Rarely-seen sketches by a County Durham miner-turned-painter are to go on show to mark the centenary of his birth.
Norman Cornish, from Spennymoor, began working as a miner at 14, before forging a career as an artist and retiring from the pits aged 47.
His acclaimed artworks documented life in County Durham's pit villages and have become hugely popular.
Now, extracts from some of his sketchbooks are to go on show at Durham University's Palace Green Library.
Cornish, who died in 2014, said he hoped his sketchbooks would "have a life of their own and be of interest to people".
The studio at his home in Spennymoor contained 269 sketchbooks featuring a range of images from quick sketches to finished drawings.
Liz Waller, director of library and collections at Durham University, said: "These treasures, focusing on his observations of life, landscapes and family, offer an intimate insight into his personal thoughts and reflections.
"Some of the sketchbooks and loose drawings also link directly to paintings featured in the exhibition, showing the progression from an initial observation through a series of steps to a finished work.
"Norman is an icon of North East life and art.
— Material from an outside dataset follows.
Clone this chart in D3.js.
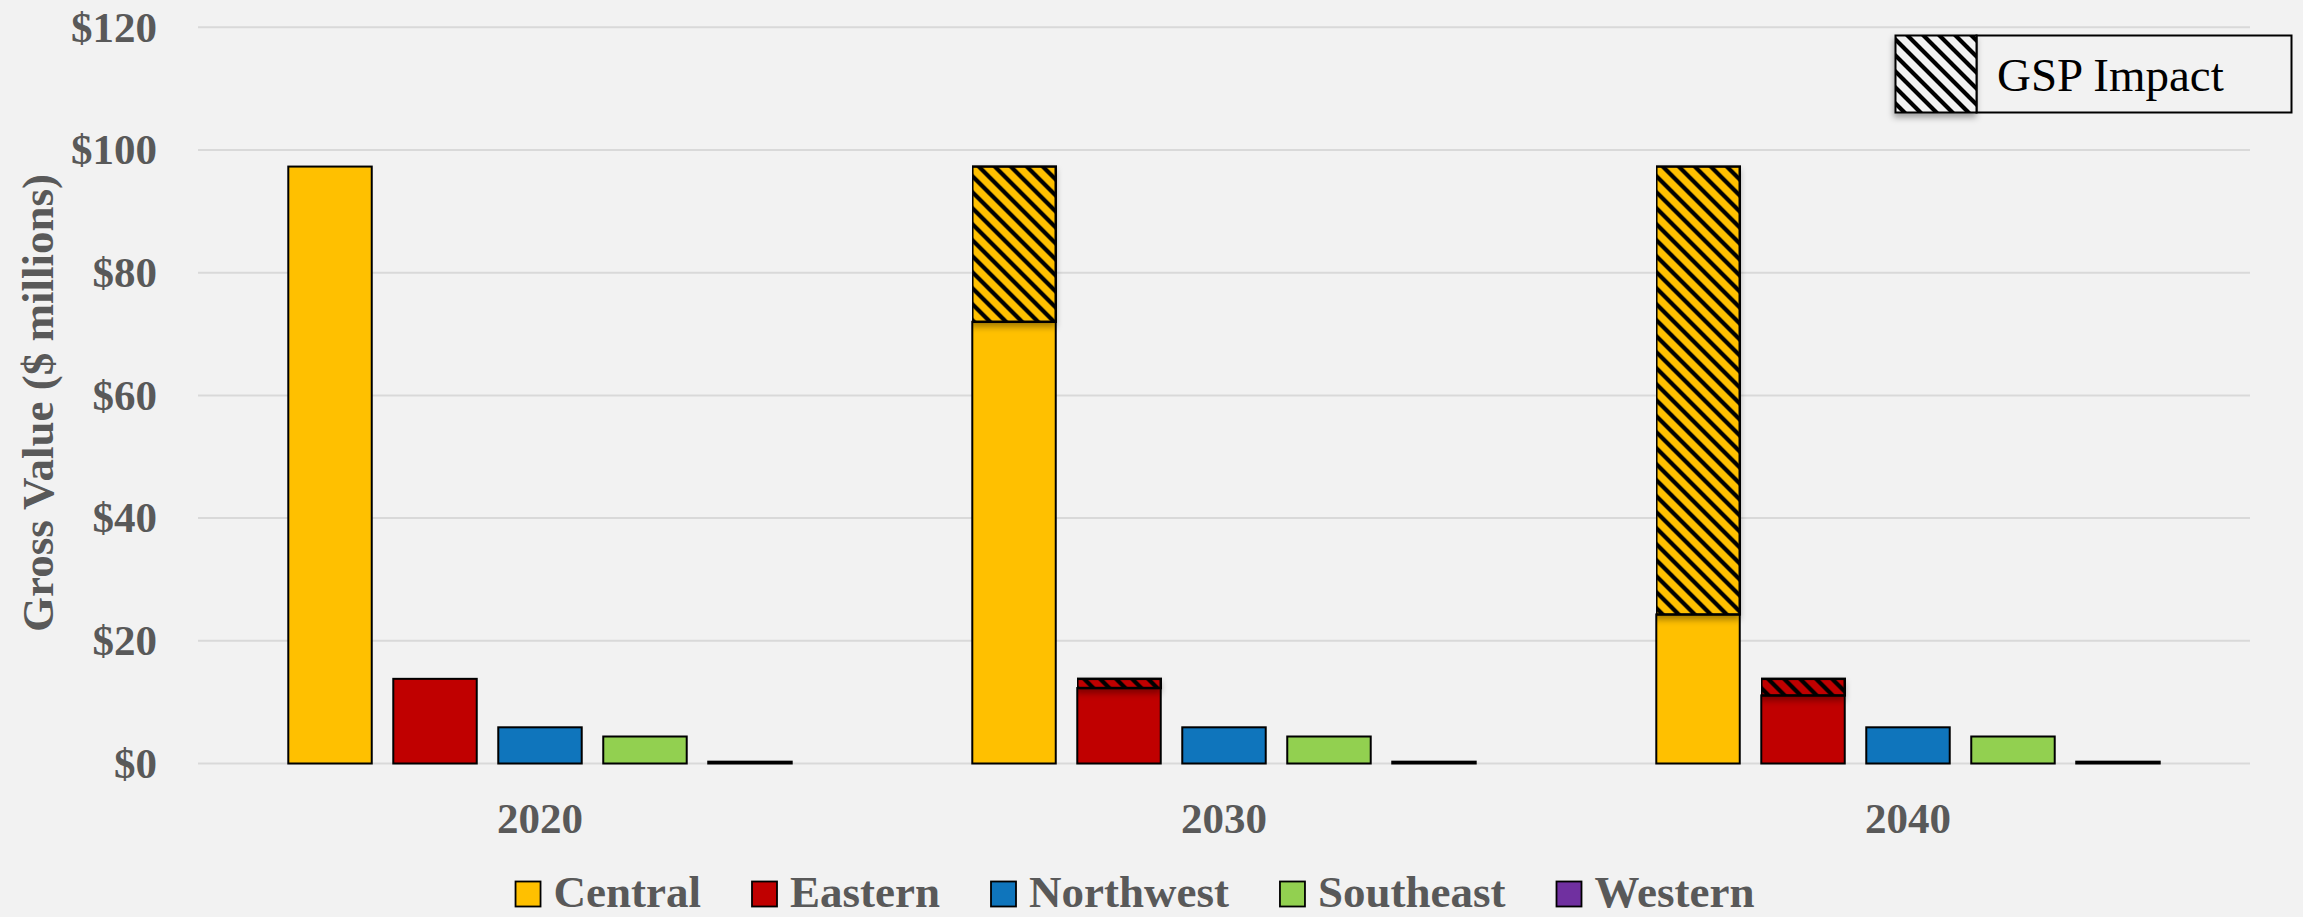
<!DOCTYPE html>
<html>
<head>
<meta charset="utf-8">
<script src="https://cdn.jsdelivr.net/npm/d3@7"></script>
<style>
  html, body { margin: 0; padding: 0; background: #F2F2F2; }
  svg { display: block; font-family: 'Liberation Serif', 'Times New Roman', serif; }
</style>
</head>
<body>
<svg id="chart" width="2303" height="917"></svg>
<script>
'use strict';

//  --------------------------------  DATA  --------------------------------  //

const years = ['2020', '2030', '2040'];
const regions = ['Central', 'Eastern', 'Northwest', 'Southeast', 'Western'];
const regionColors = ['#FFC000', '#C00000', '#0F75BC', '#92D050', '#7030A0'];

// Solid part of each bar, one value per region ($ millions)
const base2020 = [97.3, 13.8, 5.9, 4.4, 0.3];
const base2030 = [72.0, 12.3, 5.9, 4.4, 0.3];
const base2040 = [24.3, 11.1, 5.9, 4.4, 0.3];

// Hatched GSP impact stacked on top of the solid part
const gsp2020 = [0, 0, 0, 0, 0];
const gsp2030 = [25.3, 1.5, 0, 0, 0];
const gsp2040 = [73.0, 2.7, 0, 0, 0];

const yTicks = [0, 20, 40, 60, 80, 100, 120];
const yTitle = 'Gross Value ($ millions)';
const gspLabel = 'GSP Impact';


class GrossValueChart {
  constructor() {
    this._svg = d3.select('#chart');
    this._plot = { left: 198, right: 2250, top: 27.3, bottom: 763.5 };
    this._textColor = '#595959';

    this._init();
    this._drawGrid();
    this._drawBars();
    this._drawAxes();
    this._drawLegend();
    this._drawGspKey();
  }

  _init() {
    this._x0 = d3.scaleBand()
      .domain(years)
      .range([this._plot.left, this._plot.right])
      .padding(0);

    this._x1 = d3.scaleBand()
      .domain(regions)
      .range([0, this._x0.bandwidth()])
      .paddingInner(0.205)
      .paddingOuter(0.86);

    this._y = d3.scaleLinear()
      .domain([0, 120])
      .range([this._plot.bottom, this._plot.top]);

    this._color = d3.scaleOrdinal().domain(regions).range(regionColors);

    this._defs = this._svg.append('defs');
    regions.forEach((r, i) => this._hatch(`hatch-${i}`, regionColors[i]));
    this._hatch('hatch-key', '#F2F2F2');

    // Soft shadow cast by the hatched segments
    this._defs.append('filter')
      .attr('id', 'shadow')
      .attr('filterUnits', 'userSpaceOnUse')
      .attr('x', 0).attr('y', 0).attr('width', 2303).attr('height', 917)
      .append('feDropShadow')
      .attr('dx', -1).attr('dy', 4)
      .attr('stdDeviation', 3)
      .attr('flood-color', '#000')
      .attr('flood-opacity', 0.35);
  }

  _hatch(id, background) {
    const p = this._defs.append('pattern')
      .attr('id', id)
      .attr('patternUnits', 'userSpaceOnUse')
      .attr('width', 16)
      .attr('height', 16);
    p.append('rect').attr('width', 16).attr('height', 16).attr('fill', background);
    p.append('path')
      .attr('d', 'M-4,-4L20,20M-4,12L4,20M12,-4L20,4')
      .attr('stroke', '#000')
      .attr('stroke-width', 4.2);
  }

  _drawGrid() {
    this._svg.append('g')
      .selectAll('line')
      .data(yTicks)
      .enter()
      .append('line')
      .attr('x1', this._plot.left)
      .attr('x2', this._plot.right)
      .attr('y1', d => this._y(d))
      .attr('y2', d => this._y(d))
      .attr('stroke', '#D9D9D9')
      .attr('stroke-width', 2);
  }

  _drawBars() {
    const base = [base2020, base2030, base2040];
    const gsp = [gsp2020, gsp2030, gsp2040];

    const rows = [];
    years.forEach((year, yi) => {
      regions.forEach((region, ri) => {
        rows.push({ year, region, ri, base: base[yi][ri], gsp: gsp[yi][ri] });
      });
    });

    const groups = this._svg.append('g')
      .selectAll('g')
      .data(rows)
      .enter()
      .append('g')
      .attr('transform', d => `translate(${this._x0(d.year) + this._x1(d.region)},0)`);

    groups.append('rect')
      .attr('x', 0)
      .attr('width', this._x1.bandwidth())
      .attr('y', d => this._y(d.base))
      .attr('height', d => this._y(0) - this._y(d.base))
      .attr('fill', d => this._color(d.region))
      .attr('stroke', '#000')
      .attr('stroke-width', 2);

    groups.filter(d => d.gsp > 0)
      .append('rect')
      .attr('x', 0)
      .attr('width', this._x1.bandwidth())
      .attr('y', d => this._y(d.base + d.gsp))
      .attr('height', d => this._y(d.base) - this._y(d.base + d.gsp))
      .attr('fill', d => `url(#hatch-${d.ri})`)
      .attr('stroke', '#000')
      .attr('stroke-width', 2.5)
      .attr('filter', 'url(#shadow)');
  }

  _drawAxes() {
    const yAxis = this._svg.append('g')
      .attr('transform', `translate(${this._plot.left},0)`)
      .call(d3.axisLeft(this._y).tickValues(yTicks).tickFormat(d => `$${d}`).tickSize(0).tickPadding(41));

    const xAxis = this._svg.append('g')
      .attr('transform', `translate(0,${this._plot.bottom})`)
      .call(d3.axisBottom(this._x0).tickSize(0).tickPadding(39));

    [yAxis, xAxis].forEach(axis => {
      axis.select('.domain').remove();
      axis.selectAll('text')
        .attr('fill', this._textColor)
        .style('font-family', "'Liberation Serif', serif")
        .style('font-weight', 'bold')
        .style('font-size', '43px');
    });

    this._svg.append('text')
      .attr('transform', 'translate(53,403) rotate(-90)')
      .attr('text-anchor', 'middle')
      .attr('fill', this._textColor)
      .style('font-weight', 'bold')
      .style('font-size', '45px')
      .text(yTitle);
  }

  _drawLegend() {
    const legend = this._svg.append('g');
    const items = legend.selectAll('g')
      .data(regions)
      .enter()
      .append('g');

    items.append('rect')
      .attr('y', 881.5)
      .attr('width', 25)
      .attr('height', 25)
      .attr('fill', d => this._color(d))
      .attr('stroke', '#000')
      .attr('stroke-width', 1.8);

    // baseline kept a little above the bottom edge so descents are not clipped
    items.append('text')
      .attr('x', 38)
      .attr('y', 907)
      .attr('fill', this._textColor)
      .style('font-weight', 'bold')
      .style('font-size', '45px')
      .text(d => d);

    // Lay the items out from their measured widths, centred like the original
    let offset = 0;
    const widths = [];
    items.each(function () {
      widths.push(38 + d3.select(this).select('text').node().getComputedTextLength());
    });
    const total = d3.sum(widths) + 51 * (widths.length - 1);
    const start = 1135 - total / 2;
    items.attr('transform', (d, i) => {
      const t = `translate(${start + offset},0)`;
      offset += widths[i] + 51;
      return t;
    });
  }

  _drawGspKey() {
    const key = this._svg.append('g');
    key.append('rect')
      .attr('x', 1976.5).attr('y', 35.5)
      .attr('width', 315).attr('height', 77)
      .attr('fill', '#F2F2F2')
      .attr('stroke', '#000')
      .attr('stroke-width', 2);

    key.append('rect')
      .attr('x', 1895.5).attr('y', 35.5)
      .attr('width', 81).attr('height', 77)
      .attr('fill', 'url(#hatch-key)')
      .attr('stroke', '#000')
      .attr('stroke-width', 2)
      .attr('filter', 'url(#shadow)');

    key.append('text')
      .attr('x', 1997)
      .attr('y', 91)
      .attr('fill', '#000')
      .style('font-size', '47px')
      .text(gspLabel);
  }
}

new GrossValueChart();
</script>
</body>
</html>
We feel honoured to be part of celebrating the centenary of his birth and privileged to be hosting this very special exhibition."
Cornish's son, John, said: "My father's sketchbooks offer an extraordinary insight into his world. For him, drawing was a compulsion; in his words sketching was 'an itch that he had to scratch'.
"His sketchbooks contain a wealth of interesting images, including spontaneous character studies, bar scenes and so much more."
Norman Cornish: The Sketchbooks will run from 16 November until 23 February.